I have much pleasure in forwarding attached statements on the gallant behaviour of officers and non-commissioned officers of The Royal Canadian Forces in the actions of 7th November 1900 between Witkloof and Leliefontein on the Koomati River. I must in bringing them forward emphasize the fact that the behaviour of the whole Royal Canadian rear guard under Lieutenant-Colonel Lessard was so fine that it makes it most difficult to single out for special distinction. There is no doubt that men sacrificed themselves in the most gallant way to save the guns which they succeeded in doing.
— Major-General Horace Smith-Dorrien

In addition to commending Lessard, Smith-Dorrien also recommended to the Chief of Staff awarding the Victoria Cross to four members of the Royal Canadian Dragoons, and another military decoration to Lieutenant Morrison.
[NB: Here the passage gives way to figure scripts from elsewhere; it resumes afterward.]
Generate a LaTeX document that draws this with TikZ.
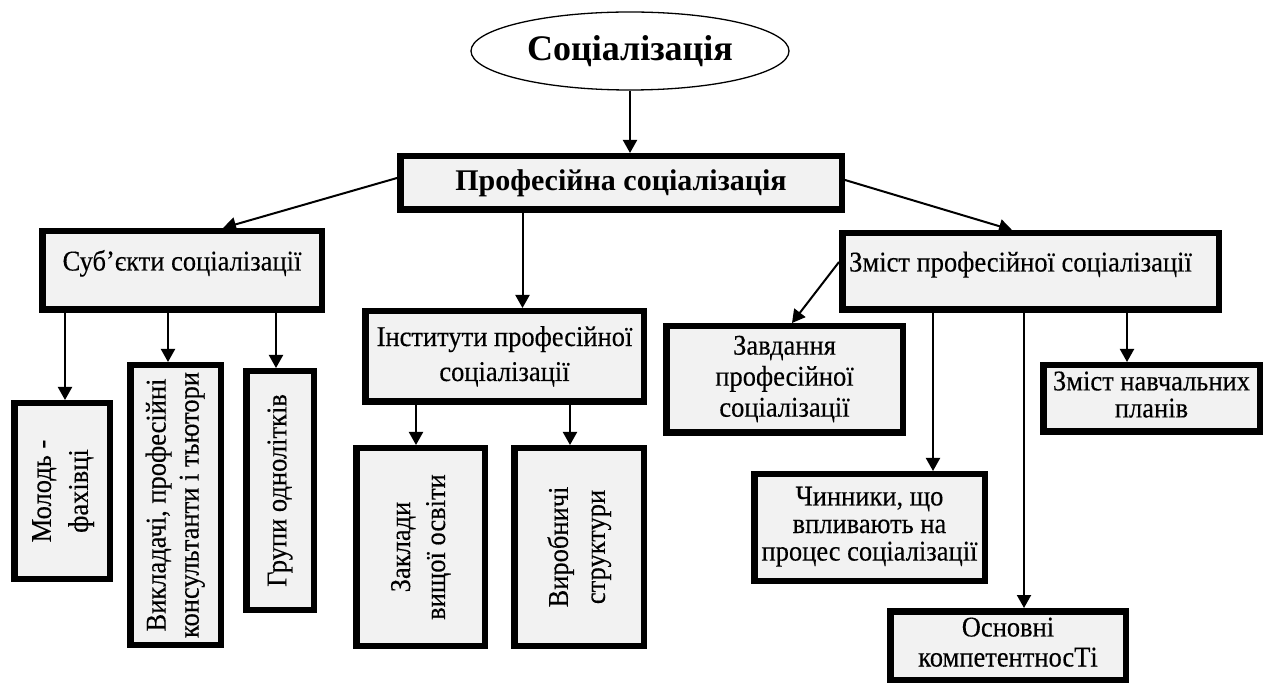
\documentclass[tikz,border=0pt]{standalone}
\usepackage{fontspec}
\setmainfont{Liberation Serif}[UprightFeatures={FakeBold=0.3}]
\usetikzlibrary{arrows.meta,shapes.geometric,calc}
\definecolor{boxfill}{HTML}{F2F2F2}
\newcommand{\myone}[1]{\scalebox{1}[1.08]{\fontsize{26.5}{30}\selectfont #1}}
\newcommand{\mylines}[2]{\scalebox{1}[1.08]{\fontsize{26.5}{#1}\selectfont\begin{tabular}{@{}c@{}}#2\end{tabular}}}
\begin{document}
\begin{tikzpicture}[x=1pt,y=-1pt,
  box/.style={draw=black, line width=6.5pt, fill=boxfill, inner sep=0pt},
  arr/.style={line width=2pt, -{Triangle[length=13pt,width=14pt]}},
  flat/.style={text height=0pt, text depth=0pt}]
\useasboundingbox (0,0) rectangle (1270,684);
\fill[white] (0,0) rectangle (1270,684);
% nodes
\node[ellipse, draw=black, line width=1.3pt, fill=white, inner sep=0pt,
      minimum width=318pt, minimum height=78pt] (ell) at (630,51)
      {\raisebox{-4pt}{\fontsize{36}{40}\selectfont\bfseries Соціалізація}};
\node[box, minimum width=441.5pt, minimum height=53.5pt] (prof) at (621,183)
      {\fontsize{30}{34}\selectfont\bfseries Професійна соціалізація};
\node[box, flat, minimum width=279.5pt, minimum height=78.5pt] (subj) at (182,270.5)
      {\myone{Суб’єкти соціалізації}};
\node[box, minimum width=95.5pt, minimum height=175.5pt] (mol) at (62,491)
      {\rotatebox{90}{\mylines{34.3}{Молодь -\\фахівці}}};
\node[box, minimum width=90.5pt, minimum height=279.5pt] (vykl) at (175.5,505)
      {\rotatebox{90}{\mylines{30.6}{Викладачі, професійні\\консультанти і тьютори}}};
\node[box, minimum width=67.5pt, minimum height=238.5pt] (grup) at (280,490.5)
      {\rotatebox{90}{\myone{Групи одноліткiв}}};
\node[box, minimum width=278.5pt, minimum height=90.5pt] (inst) at (504.5,356.5)
      {\raisebox{18pt}{\mylines{32.4}{Інститути професійної\\соціалізації}}};
\node[box, minimum width=128.5pt, minimum height=197.5pt] (zakl) at (420.5,547)
      {\rotatebox{90}{\mylines{32.4}{Заклади\\вищої освіти}}};
\node[box, minimum width=129.5pt, minimum height=197.5pt] (vyr) at (579,547)
      {\rotatebox{90}{\mylines{34.3}{Виробничі\\структури}}};
\node[box, flat, minimum width=376.5pt, minimum height=76.5pt] (zmist) at (1030.5,271.5)
      {\myone{Зміст професійної соціалізації}\hspace*{20pt}};
\node[box, minimum width=236.5pt, minimum height=106.5pt] (zavd) at (784.5,379.5)
      {\mylines{28.7}{Завдання\\професійної\\соціалізації}};
\node[box, minimum width=230.5pt, minimum height=106.5pt] (chyn) at (869.5,527.5)
      {\raisebox{14pt}{\mylines{25.5}{Чинники, що\\впливають на\\процес соціалізації}}};
\node[box, minimum width=235.5pt, minimum height=68.5pt] (osn) at (1008,645.5)
      {\mylines{27.8}{Основні\\компетентносТі}};
\node[box, minimum width=216.5pt, minimum height=66.5pt] (navch) at (1151.5,398.5)
      {\mylines{25}{Зміст навчальних\\планів}};
% helper coordinates on target tops
\coordinate (tl) at ($(subj.north)+(41,0)$);
\coordinate (tr) at ($(zmist.north)+(-18.5,0)$);
\coordinate (ti) at ($(inst.north)+(18,0)$);
\coordinate (tm) at ($(mol.north)+(3,0)$);
\coordinate (tv) at ($(vykl.north)+(-7.5,0)$);
\coordinate (tg) at ($(grup.north)+(-4,0)$);
\coordinate (tz) at ($(zakl.north)+(-4.5,0)$);
\coordinate (ty) at ($(vyr.north)+(-9,0)$);
\coordinate (td) at ($(zavd.north)+(7.5,0)$);
\coordinate (tc) at ($(chyn.north)+(63.5,0)$);
\coordinate (to) at ($(osn.north)+(16,0)$);
\coordinate (tn) at ($(navch.north)+(-24.5,0)$);
% connectors
\draw[arr] (ell.south) -- (ell.south |- prof.north);
\draw[arr] ($(prof.west)+(0,-5)$) -- (tl);
\draw[arr] ($(prof.east)+(0,-3)$) -- (tr);
\draw[arr] (prof.south -| ti) -- (ti);
\draw[arr] (subj.south -| tm) -- (tm);
\draw[arr] (subj.south -| tv) -- (tv);
\draw[arr] (subj.south -| tg) -- (tg);
\draw[arr] (inst.south -| tz) -- (tz);
\draw[arr] (inst.south -| ty) -- (ty);
\draw[arr] ($(zmist.west)+(0,-9.5)$) -- (td);
\draw[arr] (zmist.south -| tc) -- (tc);
\draw[arr] (zmist.south -| to) -- (to);
\draw[arr] (zmist.south -| tn) -- (tn);
\end{tikzpicture}
\end{document}
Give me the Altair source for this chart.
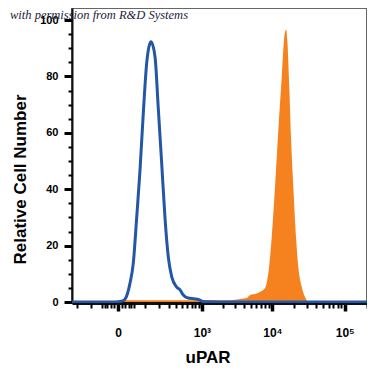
import altair as alt
import pandas as pd

# ---- data (fluorescence intensity vs relative count) ----
blue_x = [-248, -57.8, -7.5, 9.3, 18.7, 34.8, 46.9, 60.8, 75.8, 92.4, 111.5, 132, 139,
          168, 194, 225, 258, 295, 338, 408, 462, 521, 617, 789, 938, 1039, 1317, 2550, 203000]
blue_y = [0, 0, 0, 0.3, 1.0, 6.7, 13.8, 30, 46.8, 67, 84.8, 91.8, 92.3,
          86.9, 69, 49.3, 30, 16, 8.9, 5.3, 4.3, 2.5, 1.4, 1.1, 0.7, 0.2, 0.1, 0, 0]

orange_x = [12.9, 20, 2550, 3000, 3530, 4390, 4880, 6050, 6730, 7900, 8790, 9790, 10880,
            12090, 13480, 14500, 15460, 16120, 17170, 18130, 19520, 21270, 22890, 25510,
            28340, 31460, 45660]
orange_y = [0, 0.6, 0.6, 0.8, 1.1, 1.4, 2.5, 3.0, 3.6, 5.0, 10.3, 23, 40.8,
            61, 79.8, 92.9, 96.7, 92.9, 76.2, 58.5, 40.8, 23, 12.4, 5.3,
            1.8, 0, 0]

x_major = [0, 1000, 10000, 100000]
x_major_labels = ["0", "10³", "10⁴", "10⁵"]
x_minor = [-200, -100, -50, -40, -30, -20, -10, 10, 20, 30, 40, 50,
           100, 200, 300, 400, 500, 600, 700, 800, 900,
           2000, 3000, 4000, 5000, 6000, 7000, 8000, 9000,
           20000, 30000, 40000, 50000, 60000, 70000, 80000, 90000, 200000]
y_major = [0, 20, 40, 60, 80, 100]
y_minor = [5, 10, 15, 25, 30, 35, 45, 50, 55, 65, 70, 75, 85, 90, 95]

x_title = "uPAR"
y_title = "Relative Cell Number"
note = "with permission from R&D Systems"

df_blue = pd.DataFrame({"x": blue_x, "y": blue_y})
df_orange = pd.DataFrame({"x": orange_x, "y": orange_y})
df_note = pd.DataFrame({"t": [note]})

FONT = "Liberation Sans"

xscale = alt.Scale(type="symlog", constant=75, domain=[-248, 203000], nice=False, zero=False)
yscale = alt.Scale(domain=[-0.35, 104.3], nice=False, zero=False)

label_map = "{" + ", ".join(f"'{v}': '{l}'" for v, l in zip(x_major, x_major_labels)) + "}"

x_axis_major = alt.Axis(
    orient="bottom",
    values=x_major, labelExpr=f"{label_map}[datum.value + '']",
    grid=False, domainColor="#111111", domainWidth=3,
    tickColor="#000000", tickSize=8, tickWidth=3.5,
    labelFont=FONT, labelFontWeight="bold", labelFontSize=12, labelColor="#000000",
    labelPadding=16, labelFlush=False, labelOverlap=False,
    title=x_title, titleFont=FONT, titleFontWeight="bold", titleFontSize=17,
    titleColor="#000000", titleX=135.5, titleY=59, titleBaseline="alphabetic",
)
y_axis_major = alt.Axis(
    orient="left",
    values=y_major, format="d",
    grid=False, domainColor="#111111", domainWidth=2,
    tickColor="#000000", tickSize=8, tickWidth=3,
    labelFont=FONT, labelFontWeight="bold", labelFontSize=11, labelColor="#000000",
    labelPadding=6,
    title=y_title, titleFont=FONT, titleFontWeight="bold", titleFontSize=17,
    titleColor="#000000", titleX=-47, titleY=171, titleBaseline="alphabetic",
)
x_axis_minor = alt.Axis(orient="bottom", values=x_minor, labels=False, domain=False, grid=False,
                        tickColor="#000000", tickSize=5, tickWidth=2, title="")
y_axis_minor = alt.Axis(orient="left", values=y_minor, labels=False, domain=False, grid=False,
                        tickColor="#000000", tickSize=4, tickWidth=2, title="")

orange = alt.Chart(df_orange).mark_area(
    color="#F5821F", interpolate="monotone", clip=True
).encode(
    x=alt.X("x:Q", scale=xscale, axis=x_axis_major),
    y=alt.Y("y:Q", scale=yscale, axis=y_axis_major),
)

blue = alt.Chart(df_blue).mark_line(
    color="#2356A6", strokeWidth=3, interpolate="monotone", clip=True
).encode(
    x=alt.X("x:Q", scale=xscale, axis=x_axis_minor),
    y=alt.Y("y:Q", scale=yscale, axis=y_axis_minor),
)

text = alt.Chart(df_note).mark_text(
    font="Liberation Serif", fontStyle="italic", fontSize=12.5, color="#1c1c3c",
    align="left", baseline="alphabetic"
).encode(
    x=alt.value(-62), y=alt.value(10.5), text="t:N"
)

chart = alt.layer(orange, blue, text).resolve_axis(
    x="independent", y="independent"
).properties(
    width=295, height=295,
    autosize=alt.AutoSizeParams(type="none"),
    padding={"left": 64, "top": 0, "right": 0, "bottom": 64},
).configure_view(
    stroke="#666666", strokeWidth=2
)

chart.save("out.html", embed_options={"renderer": "svg", "actions": False})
Three members of the Royal Canadian Dragoons, including Sergeant Holland, Lieutenant Turner, and Lieutenant Cockburn were awarded the Victoria Cross for their actions at Leliefontein. The Royal Canadian Dragoons remains the only Canadian unit where three of its members were awarded the Victoria Cross in a single day. Private W. A. Knisley of the Royal Canadian Dragoons was also recommended for a Victoria Cross by Smith-Dorrien, although Knisley was not awarded the decoration. Lieutenant Morrison was awarded the Distinguished Service Order for his actions during the engagement.

The two field guns that were involved in the battle are presently held by the Canadian War Museum.